Dictyophora polysaccharides alleviate intestinal-hepatic injury exposed to low-arsenic by regulating the imbalance of gut microbiota and LPS/TLR4 pathway in rats

Intestinal and liver damage caused by low arsenic exposure exists in worldwide, but the pathogenic mechanism is not clear at present.Dictyophora is a characteristic edible and medicinal fungus in China, and research has shown that its polysaccharides have good prebiotic effects.Therefore,we explored whether volva polysaccharide from Dictyophora has a certain therapeutic effect and its mechanism on intestinal and hepatic injury caused by low arsenic exposure.Firstly,we constructed the SD rat model of enteritis caused by low arsenic-induced.Then, from the perspectives of inflammatory responses capacity,histological alterations and serum biochemical levels of rats by arsenic-exposed with DIP intervention are analyzes the possible mechanism of intestinal and liver injury.Besides, the caecal microbiomes patterns were analysed using 16 S rDNA amplicon sequencing.Results showed that dictyophora polysaccharide increased the abundance of beneficial bacteria such as Turicibacter, Oscillospiraceae_UCG-005,and reduced the abundance of Desulfovibrionia and Lachnospiraceae_NK4A136_group proinflammatory bacteria.After dictyophora polysaccharide intervention, the pathological changes of liver and colon were alleviated,and the levels of triglyceride, total cholesterol,and lipopolysaccharide in hepatic portal vein, total arsenic contents in the liver and colon tissues were reduced.

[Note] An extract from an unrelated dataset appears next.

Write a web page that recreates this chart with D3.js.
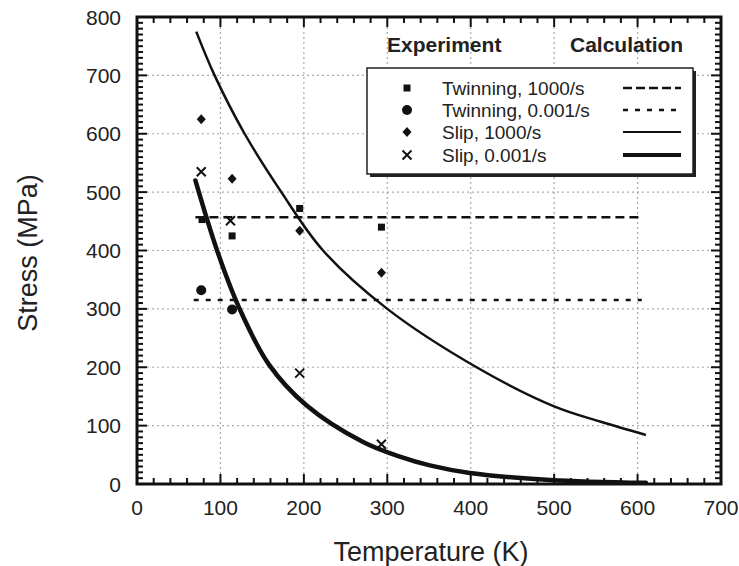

Finally,we also found after dictyophora polysaccharide intervention,the gene and protein expression of Toll-like receptor 4 was returned to normal level,and the expression levels of pro-inflammatory factors in liver and colon were reduce. In summary, our study found that dictyophora polysaccharide alleviated intestinal and hepatic injury in rats exposed to low arsenic by regulated intestinal microbiota and reduced TLR4 activation, which inhibited downstream proteins MyD88 to reduce the nuclear translocation of the NF-κB p65 genes and protein.